Given request
Exactly the lines from the line containing "Recreate this image" through the final line of the entries below must be returned, and only those, without pictures.
* Start Material *
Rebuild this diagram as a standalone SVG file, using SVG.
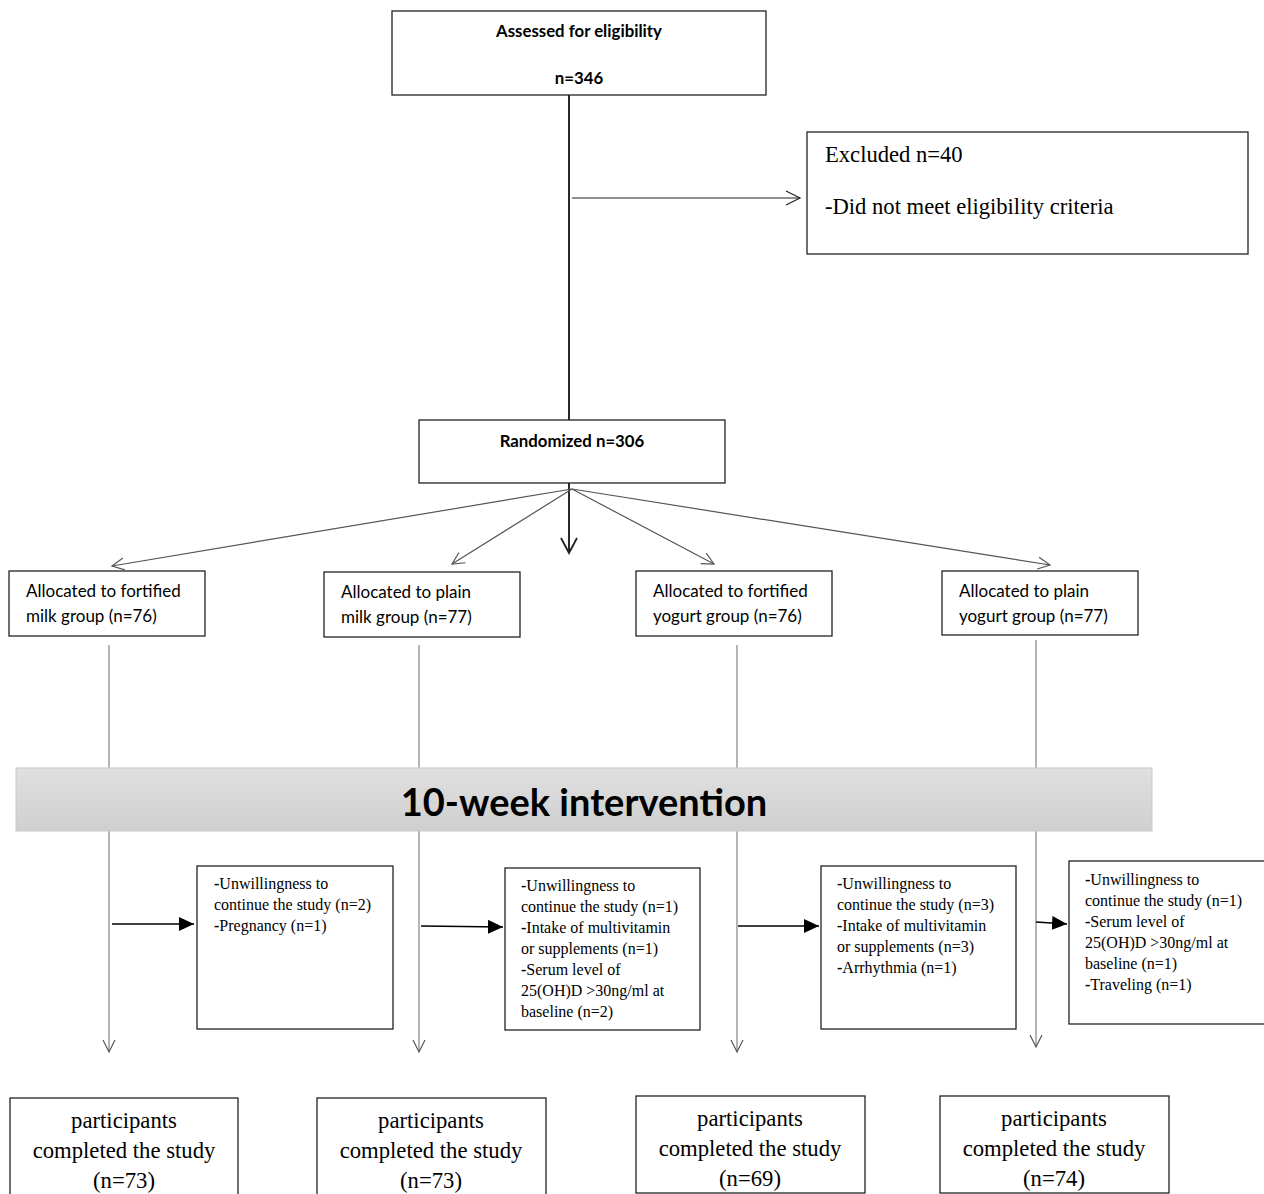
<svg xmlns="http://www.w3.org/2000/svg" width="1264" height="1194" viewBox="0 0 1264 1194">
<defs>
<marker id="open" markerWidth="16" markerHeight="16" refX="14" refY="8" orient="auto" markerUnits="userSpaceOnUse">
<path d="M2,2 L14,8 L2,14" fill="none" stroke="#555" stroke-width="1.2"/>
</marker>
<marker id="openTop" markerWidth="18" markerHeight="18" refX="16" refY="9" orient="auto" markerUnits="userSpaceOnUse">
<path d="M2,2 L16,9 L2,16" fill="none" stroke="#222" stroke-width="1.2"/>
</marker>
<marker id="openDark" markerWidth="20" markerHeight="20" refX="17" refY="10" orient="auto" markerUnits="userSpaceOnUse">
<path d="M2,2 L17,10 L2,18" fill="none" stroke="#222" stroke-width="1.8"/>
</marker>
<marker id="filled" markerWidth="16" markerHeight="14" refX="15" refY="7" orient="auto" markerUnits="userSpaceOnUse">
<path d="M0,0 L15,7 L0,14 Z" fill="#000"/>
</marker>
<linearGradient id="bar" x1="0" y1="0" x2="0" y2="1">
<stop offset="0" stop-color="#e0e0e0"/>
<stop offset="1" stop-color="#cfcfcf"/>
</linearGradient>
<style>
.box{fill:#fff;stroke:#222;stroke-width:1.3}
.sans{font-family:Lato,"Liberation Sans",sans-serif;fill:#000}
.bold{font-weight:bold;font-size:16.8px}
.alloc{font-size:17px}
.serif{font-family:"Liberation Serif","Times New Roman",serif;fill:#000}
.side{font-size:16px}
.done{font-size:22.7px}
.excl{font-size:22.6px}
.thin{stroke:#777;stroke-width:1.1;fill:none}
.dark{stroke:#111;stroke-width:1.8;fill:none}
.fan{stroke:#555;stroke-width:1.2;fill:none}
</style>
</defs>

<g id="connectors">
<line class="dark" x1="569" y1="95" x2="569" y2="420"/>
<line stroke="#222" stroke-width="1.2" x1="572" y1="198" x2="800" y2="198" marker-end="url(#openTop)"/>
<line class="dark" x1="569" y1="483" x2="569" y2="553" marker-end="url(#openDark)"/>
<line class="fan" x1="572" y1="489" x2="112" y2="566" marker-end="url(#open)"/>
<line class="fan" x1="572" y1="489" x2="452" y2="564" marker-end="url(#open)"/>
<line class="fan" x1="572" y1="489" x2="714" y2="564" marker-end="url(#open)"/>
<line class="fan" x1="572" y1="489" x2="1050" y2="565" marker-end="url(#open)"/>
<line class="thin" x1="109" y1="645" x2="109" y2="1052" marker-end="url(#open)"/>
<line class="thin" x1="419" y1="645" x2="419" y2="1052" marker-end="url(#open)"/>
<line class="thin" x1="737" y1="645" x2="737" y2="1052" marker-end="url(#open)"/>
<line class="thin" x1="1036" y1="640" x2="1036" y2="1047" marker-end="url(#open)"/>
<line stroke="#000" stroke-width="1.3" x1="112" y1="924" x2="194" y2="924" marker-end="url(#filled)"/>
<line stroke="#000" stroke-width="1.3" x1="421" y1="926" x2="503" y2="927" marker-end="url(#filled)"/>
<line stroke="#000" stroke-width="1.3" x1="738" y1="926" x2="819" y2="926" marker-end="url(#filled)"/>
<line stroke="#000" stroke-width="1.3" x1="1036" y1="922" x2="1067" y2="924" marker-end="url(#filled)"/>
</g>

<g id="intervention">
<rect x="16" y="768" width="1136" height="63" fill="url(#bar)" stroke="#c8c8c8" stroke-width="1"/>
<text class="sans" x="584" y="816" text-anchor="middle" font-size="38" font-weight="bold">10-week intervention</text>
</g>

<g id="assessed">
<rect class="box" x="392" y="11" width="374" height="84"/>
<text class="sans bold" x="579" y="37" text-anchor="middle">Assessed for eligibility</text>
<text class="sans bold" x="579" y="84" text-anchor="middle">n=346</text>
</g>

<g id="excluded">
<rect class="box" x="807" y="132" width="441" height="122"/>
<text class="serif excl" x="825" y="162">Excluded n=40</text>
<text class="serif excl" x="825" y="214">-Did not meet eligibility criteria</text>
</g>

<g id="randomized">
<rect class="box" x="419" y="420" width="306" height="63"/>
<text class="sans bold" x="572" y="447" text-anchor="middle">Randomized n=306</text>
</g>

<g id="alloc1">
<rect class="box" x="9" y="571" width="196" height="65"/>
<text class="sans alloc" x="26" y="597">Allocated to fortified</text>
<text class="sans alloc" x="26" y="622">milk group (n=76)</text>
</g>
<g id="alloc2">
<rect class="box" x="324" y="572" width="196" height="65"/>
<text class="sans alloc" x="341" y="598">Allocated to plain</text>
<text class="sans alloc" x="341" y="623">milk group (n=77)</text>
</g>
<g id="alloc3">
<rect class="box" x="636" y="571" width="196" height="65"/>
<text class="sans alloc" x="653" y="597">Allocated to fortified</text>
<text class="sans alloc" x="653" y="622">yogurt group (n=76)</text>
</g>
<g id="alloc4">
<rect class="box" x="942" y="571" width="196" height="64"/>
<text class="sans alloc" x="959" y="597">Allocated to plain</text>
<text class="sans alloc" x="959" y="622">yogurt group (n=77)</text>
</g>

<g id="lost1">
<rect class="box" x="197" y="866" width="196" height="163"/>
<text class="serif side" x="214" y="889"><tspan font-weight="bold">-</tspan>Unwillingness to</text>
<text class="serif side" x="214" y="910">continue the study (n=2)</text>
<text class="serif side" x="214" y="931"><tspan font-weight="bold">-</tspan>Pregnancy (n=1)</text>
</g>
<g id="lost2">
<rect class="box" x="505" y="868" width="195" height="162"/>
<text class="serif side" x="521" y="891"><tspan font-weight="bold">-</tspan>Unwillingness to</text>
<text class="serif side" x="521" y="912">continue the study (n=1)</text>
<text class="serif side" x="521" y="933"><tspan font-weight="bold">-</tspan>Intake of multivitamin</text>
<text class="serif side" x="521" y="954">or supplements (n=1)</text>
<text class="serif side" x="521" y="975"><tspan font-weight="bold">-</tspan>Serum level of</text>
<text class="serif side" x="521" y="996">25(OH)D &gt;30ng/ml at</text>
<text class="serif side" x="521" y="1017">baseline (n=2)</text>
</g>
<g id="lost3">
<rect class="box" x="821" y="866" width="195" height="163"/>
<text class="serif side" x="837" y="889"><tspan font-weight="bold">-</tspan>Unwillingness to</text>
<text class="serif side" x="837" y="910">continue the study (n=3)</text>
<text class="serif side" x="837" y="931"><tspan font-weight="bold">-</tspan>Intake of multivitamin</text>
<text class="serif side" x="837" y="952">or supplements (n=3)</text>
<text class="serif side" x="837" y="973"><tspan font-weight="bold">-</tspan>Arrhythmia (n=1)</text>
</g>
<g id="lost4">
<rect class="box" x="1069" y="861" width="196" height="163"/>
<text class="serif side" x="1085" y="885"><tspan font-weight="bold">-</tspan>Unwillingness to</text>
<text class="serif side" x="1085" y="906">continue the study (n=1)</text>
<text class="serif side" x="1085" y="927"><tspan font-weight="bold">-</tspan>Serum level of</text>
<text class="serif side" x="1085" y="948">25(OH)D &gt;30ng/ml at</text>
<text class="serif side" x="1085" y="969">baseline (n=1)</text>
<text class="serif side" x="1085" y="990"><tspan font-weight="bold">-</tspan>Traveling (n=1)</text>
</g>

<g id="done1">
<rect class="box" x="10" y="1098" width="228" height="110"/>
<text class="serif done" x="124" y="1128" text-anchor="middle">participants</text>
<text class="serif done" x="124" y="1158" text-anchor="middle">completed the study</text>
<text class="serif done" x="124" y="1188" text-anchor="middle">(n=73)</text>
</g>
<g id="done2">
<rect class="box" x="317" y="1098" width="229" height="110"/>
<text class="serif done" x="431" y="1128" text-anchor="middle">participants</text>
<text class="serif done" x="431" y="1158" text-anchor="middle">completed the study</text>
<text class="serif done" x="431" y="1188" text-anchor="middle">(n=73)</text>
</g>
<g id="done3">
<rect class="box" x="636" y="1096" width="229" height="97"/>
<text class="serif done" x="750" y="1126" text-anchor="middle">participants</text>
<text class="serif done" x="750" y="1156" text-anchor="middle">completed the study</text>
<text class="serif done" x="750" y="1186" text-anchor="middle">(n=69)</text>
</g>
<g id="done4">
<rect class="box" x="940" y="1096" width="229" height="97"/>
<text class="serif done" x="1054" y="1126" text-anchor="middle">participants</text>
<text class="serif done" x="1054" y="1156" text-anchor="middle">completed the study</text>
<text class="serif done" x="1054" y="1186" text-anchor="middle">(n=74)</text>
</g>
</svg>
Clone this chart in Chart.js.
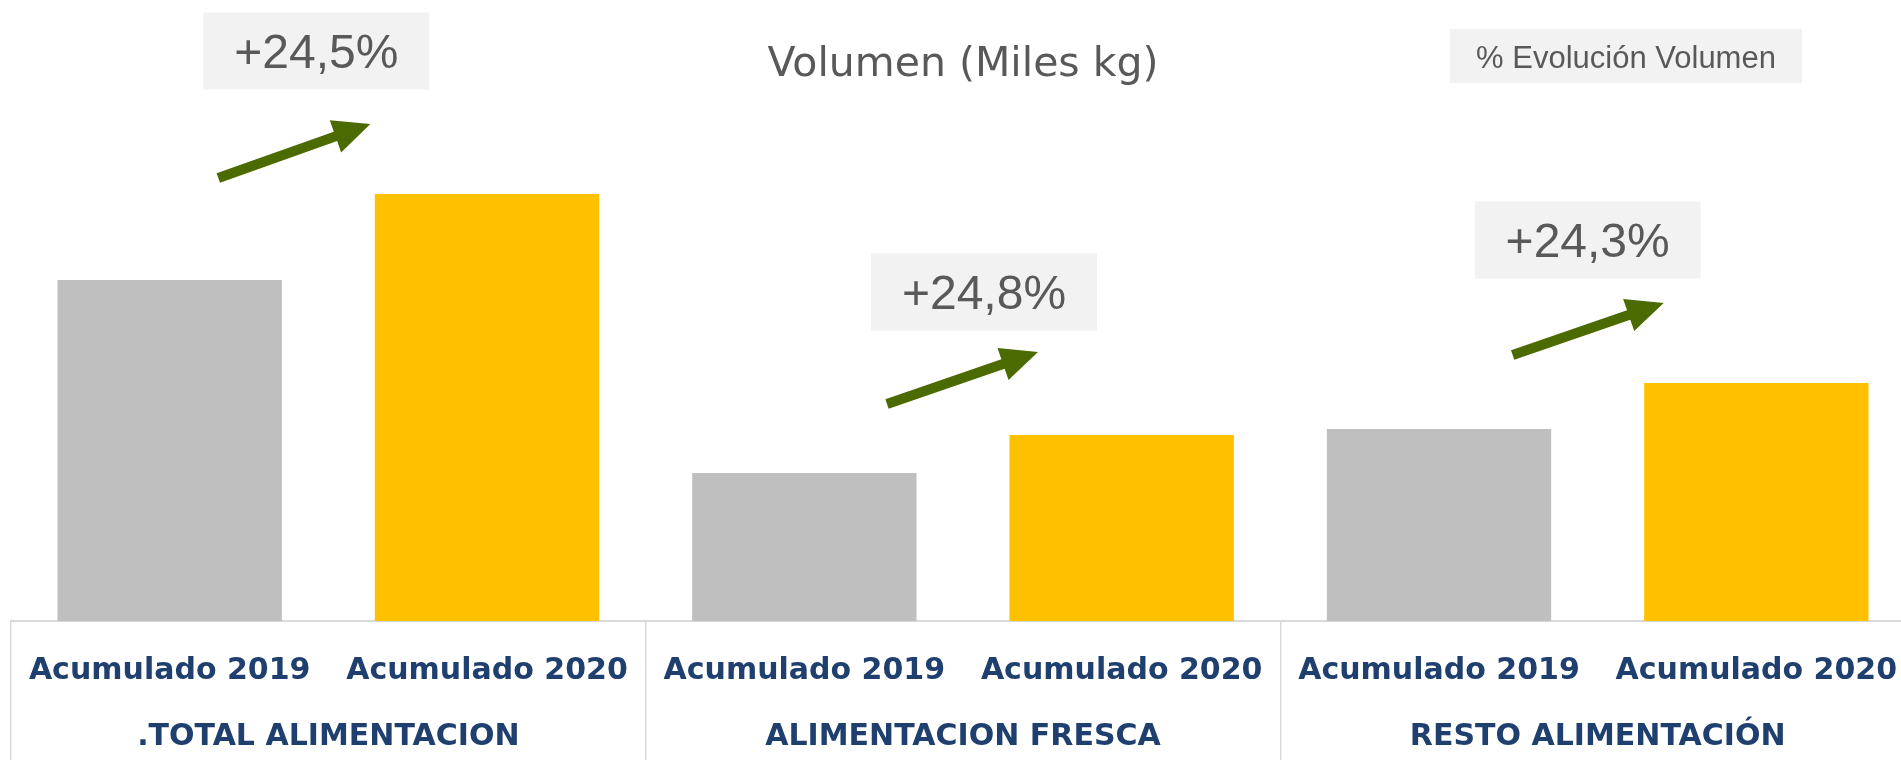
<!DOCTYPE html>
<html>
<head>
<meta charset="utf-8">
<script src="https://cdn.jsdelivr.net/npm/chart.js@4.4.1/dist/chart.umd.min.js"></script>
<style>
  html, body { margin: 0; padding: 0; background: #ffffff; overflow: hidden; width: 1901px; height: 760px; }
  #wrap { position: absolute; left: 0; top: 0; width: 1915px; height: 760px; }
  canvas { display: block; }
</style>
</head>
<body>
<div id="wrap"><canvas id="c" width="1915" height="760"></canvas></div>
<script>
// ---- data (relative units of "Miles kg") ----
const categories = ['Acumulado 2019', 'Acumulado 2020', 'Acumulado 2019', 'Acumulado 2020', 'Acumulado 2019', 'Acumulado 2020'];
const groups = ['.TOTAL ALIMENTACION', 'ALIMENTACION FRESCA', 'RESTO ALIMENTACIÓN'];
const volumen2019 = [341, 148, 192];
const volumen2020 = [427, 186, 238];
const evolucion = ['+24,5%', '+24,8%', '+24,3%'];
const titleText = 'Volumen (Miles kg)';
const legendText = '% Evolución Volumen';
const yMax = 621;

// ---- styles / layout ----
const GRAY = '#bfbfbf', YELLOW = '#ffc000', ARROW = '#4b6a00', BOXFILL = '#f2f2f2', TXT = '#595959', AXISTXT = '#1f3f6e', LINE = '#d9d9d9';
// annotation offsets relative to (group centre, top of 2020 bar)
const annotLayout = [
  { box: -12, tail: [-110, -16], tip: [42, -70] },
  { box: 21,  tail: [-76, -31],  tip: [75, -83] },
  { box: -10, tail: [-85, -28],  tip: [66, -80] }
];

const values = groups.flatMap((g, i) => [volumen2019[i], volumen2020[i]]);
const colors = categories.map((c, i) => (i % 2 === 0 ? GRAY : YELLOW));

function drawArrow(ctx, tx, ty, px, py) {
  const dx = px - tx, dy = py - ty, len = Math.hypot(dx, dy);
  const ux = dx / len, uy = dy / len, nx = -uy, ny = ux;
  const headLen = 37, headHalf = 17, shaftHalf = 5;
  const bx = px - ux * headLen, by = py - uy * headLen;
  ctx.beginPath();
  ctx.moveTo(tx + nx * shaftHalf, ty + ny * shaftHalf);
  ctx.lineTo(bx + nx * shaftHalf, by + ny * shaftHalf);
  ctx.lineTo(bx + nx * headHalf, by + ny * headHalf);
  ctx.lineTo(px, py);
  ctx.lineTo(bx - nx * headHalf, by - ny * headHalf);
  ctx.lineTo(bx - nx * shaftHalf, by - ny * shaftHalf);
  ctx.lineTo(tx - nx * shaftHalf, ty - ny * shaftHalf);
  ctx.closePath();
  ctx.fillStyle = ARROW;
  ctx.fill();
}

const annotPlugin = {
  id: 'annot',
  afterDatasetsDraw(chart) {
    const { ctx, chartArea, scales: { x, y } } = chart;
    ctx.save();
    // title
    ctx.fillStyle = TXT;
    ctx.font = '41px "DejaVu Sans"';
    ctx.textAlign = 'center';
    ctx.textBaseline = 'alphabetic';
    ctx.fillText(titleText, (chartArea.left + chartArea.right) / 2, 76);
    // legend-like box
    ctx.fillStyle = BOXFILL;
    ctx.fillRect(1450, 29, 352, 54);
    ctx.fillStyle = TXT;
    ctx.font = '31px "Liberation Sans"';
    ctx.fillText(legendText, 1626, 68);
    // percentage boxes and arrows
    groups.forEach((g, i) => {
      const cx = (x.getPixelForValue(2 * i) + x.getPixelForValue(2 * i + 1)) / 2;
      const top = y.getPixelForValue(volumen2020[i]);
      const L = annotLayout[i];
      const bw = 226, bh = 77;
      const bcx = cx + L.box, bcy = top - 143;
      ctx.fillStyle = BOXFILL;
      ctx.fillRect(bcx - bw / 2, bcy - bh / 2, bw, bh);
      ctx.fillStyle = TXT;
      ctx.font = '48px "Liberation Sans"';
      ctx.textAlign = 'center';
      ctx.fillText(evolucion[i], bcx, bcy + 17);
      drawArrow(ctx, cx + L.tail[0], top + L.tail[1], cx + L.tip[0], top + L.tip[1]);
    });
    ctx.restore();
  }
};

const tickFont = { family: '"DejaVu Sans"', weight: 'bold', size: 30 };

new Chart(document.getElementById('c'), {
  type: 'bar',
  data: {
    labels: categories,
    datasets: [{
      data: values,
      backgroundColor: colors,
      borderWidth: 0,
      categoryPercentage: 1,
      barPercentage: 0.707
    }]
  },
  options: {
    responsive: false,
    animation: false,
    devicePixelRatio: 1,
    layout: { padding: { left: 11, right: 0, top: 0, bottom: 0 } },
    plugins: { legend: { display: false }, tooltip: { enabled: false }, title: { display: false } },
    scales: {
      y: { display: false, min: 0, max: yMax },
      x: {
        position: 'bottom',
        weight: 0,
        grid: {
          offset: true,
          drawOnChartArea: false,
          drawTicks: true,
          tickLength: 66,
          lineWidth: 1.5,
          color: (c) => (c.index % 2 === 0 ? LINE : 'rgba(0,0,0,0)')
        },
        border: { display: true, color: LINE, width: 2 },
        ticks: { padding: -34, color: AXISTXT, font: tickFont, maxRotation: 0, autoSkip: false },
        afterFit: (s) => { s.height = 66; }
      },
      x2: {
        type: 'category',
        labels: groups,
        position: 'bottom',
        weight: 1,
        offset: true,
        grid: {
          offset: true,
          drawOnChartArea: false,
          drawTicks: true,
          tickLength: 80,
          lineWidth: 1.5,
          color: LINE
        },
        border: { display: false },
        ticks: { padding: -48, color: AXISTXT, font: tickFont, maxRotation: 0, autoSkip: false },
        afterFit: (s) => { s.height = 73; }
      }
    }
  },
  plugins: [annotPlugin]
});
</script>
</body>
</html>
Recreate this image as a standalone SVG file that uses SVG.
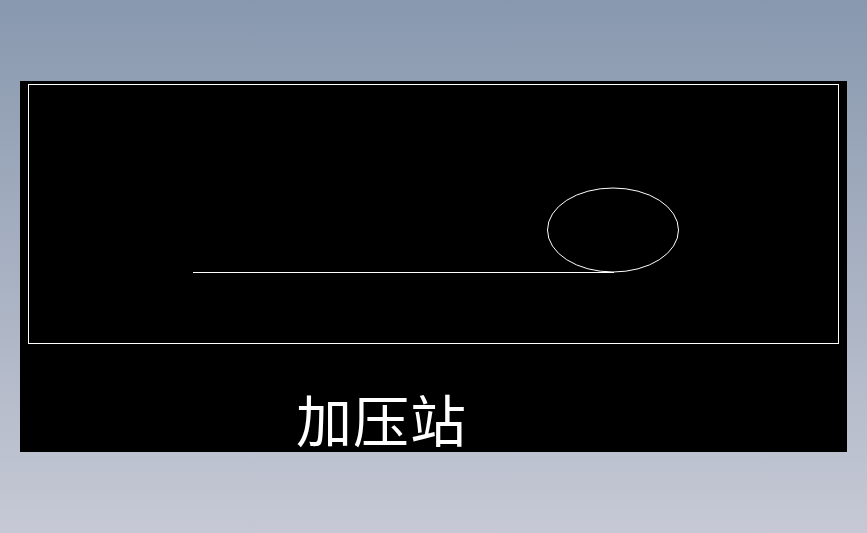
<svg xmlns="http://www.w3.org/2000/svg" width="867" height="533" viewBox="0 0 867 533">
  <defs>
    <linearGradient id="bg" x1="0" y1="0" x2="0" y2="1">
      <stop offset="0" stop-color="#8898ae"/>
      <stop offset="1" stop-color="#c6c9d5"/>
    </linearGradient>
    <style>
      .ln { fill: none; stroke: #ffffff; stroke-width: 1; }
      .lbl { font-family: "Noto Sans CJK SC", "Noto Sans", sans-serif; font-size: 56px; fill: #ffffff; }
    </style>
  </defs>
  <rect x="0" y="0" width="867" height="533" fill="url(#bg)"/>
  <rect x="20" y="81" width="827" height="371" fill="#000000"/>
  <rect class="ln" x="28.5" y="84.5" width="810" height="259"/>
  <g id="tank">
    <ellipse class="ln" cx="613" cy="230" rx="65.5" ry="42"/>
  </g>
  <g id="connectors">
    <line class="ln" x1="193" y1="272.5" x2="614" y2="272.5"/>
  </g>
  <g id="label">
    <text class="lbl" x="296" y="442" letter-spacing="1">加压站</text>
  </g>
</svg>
* End Material *
Answer to the task
Recreate this image as a standalone SVG file that uses SVG.
<svg xmlns="http://www.w3.org/2000/svg" width="867" height="533" viewBox="0 0 867 533">
  <defs>
    <linearGradient id="bg" x1="0" y1="0" x2="0" y2="1">
      <stop offset="0" stop-color="#8898ae"/>
      <stop offset="1" stop-color="#c6c9d5"/>
    </linearGradient>
    <style>
      .ln { fill: none; stroke: #ffffff; stroke-width: 1; }
      .lbl { font-family: "Noto Sans CJK SC", "Noto Sans", sans-serif; font-size: 56px; fill: #ffffff; }
    </style>
  </defs>
  <rect x="0" y="0" width="867" height="533" fill="url(#bg)"/>
  <rect x="20" y="81" width="827" height="371" fill="#000000"/>
  <rect class="ln" x="28.5" y="84.5" width="810" height="259"/>
  <g id="tank">
    <ellipse class="ln" cx="613" cy="230" rx="65.5" ry="42"/>
  </g>
  <g id="connectors">
    <line class="ln" x1="193" y1="272.5" x2="614" y2="272.5"/>
  </g>
  <g id="label">
    <text class="lbl" x="296" y="442" letter-spacing="1">加压站</text>
  </g>
</svg>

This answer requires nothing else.